### Exercise
Sort through the data and copy the lines holding the word "this".

═══ Supplied records ═══

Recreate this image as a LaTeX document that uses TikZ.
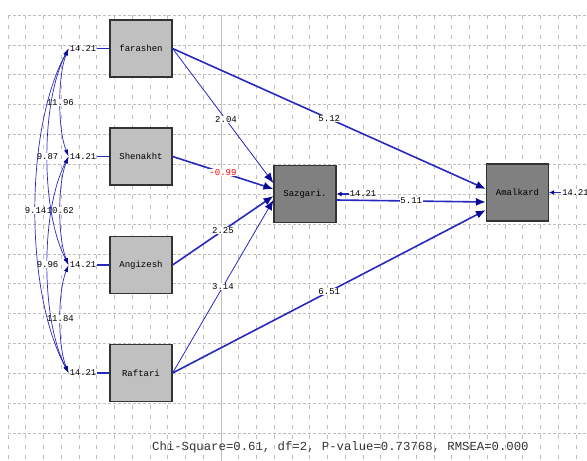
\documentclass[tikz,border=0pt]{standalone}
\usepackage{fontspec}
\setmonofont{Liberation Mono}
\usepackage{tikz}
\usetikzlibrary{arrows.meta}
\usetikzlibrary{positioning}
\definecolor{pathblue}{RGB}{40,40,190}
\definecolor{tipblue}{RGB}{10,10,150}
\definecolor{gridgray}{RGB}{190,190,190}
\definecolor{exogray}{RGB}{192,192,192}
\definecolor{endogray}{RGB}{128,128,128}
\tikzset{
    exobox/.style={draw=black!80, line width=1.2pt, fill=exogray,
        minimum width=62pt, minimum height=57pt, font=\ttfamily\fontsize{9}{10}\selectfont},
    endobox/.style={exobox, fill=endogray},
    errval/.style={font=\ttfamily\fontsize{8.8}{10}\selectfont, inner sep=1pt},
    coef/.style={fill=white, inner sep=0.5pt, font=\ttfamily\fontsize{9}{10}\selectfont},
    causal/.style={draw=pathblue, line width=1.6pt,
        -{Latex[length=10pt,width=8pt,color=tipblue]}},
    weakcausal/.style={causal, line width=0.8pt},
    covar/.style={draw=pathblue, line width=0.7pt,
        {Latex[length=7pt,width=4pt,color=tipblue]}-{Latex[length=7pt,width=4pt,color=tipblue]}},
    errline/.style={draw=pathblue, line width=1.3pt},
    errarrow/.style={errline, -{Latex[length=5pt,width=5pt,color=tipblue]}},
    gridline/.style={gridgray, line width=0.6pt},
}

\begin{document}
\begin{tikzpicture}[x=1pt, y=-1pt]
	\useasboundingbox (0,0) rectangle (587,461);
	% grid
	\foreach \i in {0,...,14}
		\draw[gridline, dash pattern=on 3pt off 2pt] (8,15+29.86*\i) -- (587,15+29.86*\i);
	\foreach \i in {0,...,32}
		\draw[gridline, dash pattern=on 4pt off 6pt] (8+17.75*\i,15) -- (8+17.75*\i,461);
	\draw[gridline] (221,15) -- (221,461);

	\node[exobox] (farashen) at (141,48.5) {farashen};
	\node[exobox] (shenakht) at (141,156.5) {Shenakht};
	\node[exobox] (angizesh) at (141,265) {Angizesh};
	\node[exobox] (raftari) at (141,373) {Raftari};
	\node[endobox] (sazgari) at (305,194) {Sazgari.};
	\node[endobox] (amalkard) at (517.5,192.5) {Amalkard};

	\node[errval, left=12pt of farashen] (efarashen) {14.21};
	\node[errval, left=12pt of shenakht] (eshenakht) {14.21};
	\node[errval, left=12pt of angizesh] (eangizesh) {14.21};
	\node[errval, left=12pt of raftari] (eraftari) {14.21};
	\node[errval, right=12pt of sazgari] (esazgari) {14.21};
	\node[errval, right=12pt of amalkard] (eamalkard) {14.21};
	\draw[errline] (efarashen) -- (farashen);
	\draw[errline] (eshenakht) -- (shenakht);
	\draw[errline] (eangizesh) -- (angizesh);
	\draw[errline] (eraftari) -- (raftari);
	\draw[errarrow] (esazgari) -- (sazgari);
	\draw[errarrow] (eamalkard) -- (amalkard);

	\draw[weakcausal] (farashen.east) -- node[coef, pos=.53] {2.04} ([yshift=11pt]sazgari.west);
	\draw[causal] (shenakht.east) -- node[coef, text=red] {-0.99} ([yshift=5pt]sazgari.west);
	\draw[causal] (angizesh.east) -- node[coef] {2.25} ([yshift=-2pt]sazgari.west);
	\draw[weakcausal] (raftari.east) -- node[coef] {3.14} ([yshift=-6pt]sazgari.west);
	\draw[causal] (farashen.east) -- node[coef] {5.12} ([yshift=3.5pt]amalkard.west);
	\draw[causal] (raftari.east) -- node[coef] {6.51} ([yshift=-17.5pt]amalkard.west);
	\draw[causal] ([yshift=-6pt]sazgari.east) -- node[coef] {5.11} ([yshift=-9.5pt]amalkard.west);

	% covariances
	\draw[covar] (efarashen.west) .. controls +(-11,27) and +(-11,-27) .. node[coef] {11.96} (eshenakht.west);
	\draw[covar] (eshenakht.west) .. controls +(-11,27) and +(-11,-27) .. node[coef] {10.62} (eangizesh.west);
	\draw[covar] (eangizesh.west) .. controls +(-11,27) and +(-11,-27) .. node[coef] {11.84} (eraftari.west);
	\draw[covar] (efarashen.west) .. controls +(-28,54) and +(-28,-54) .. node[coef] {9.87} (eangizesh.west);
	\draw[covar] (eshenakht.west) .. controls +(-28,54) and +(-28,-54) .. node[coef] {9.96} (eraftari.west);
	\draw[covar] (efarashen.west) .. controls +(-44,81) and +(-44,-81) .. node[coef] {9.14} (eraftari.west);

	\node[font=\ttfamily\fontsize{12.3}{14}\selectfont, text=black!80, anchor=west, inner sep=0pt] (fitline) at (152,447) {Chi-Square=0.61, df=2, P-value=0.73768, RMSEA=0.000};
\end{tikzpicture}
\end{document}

═══
═══ Supplied records ═══

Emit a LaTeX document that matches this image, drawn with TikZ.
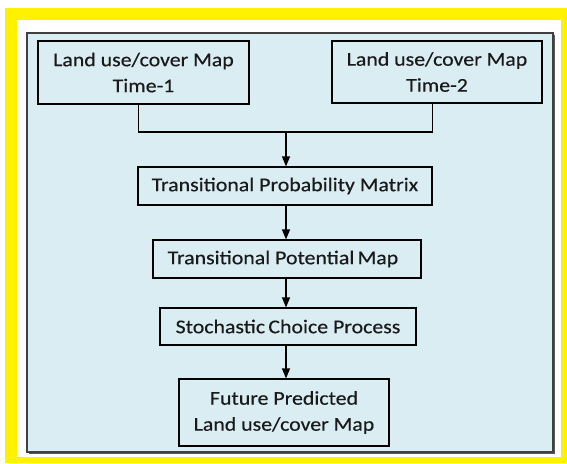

═══

### Exercise result
Recreate this image as a LaTeX document that uses TikZ.
Emit a LaTeX document that matches this image, drawn with TikZ.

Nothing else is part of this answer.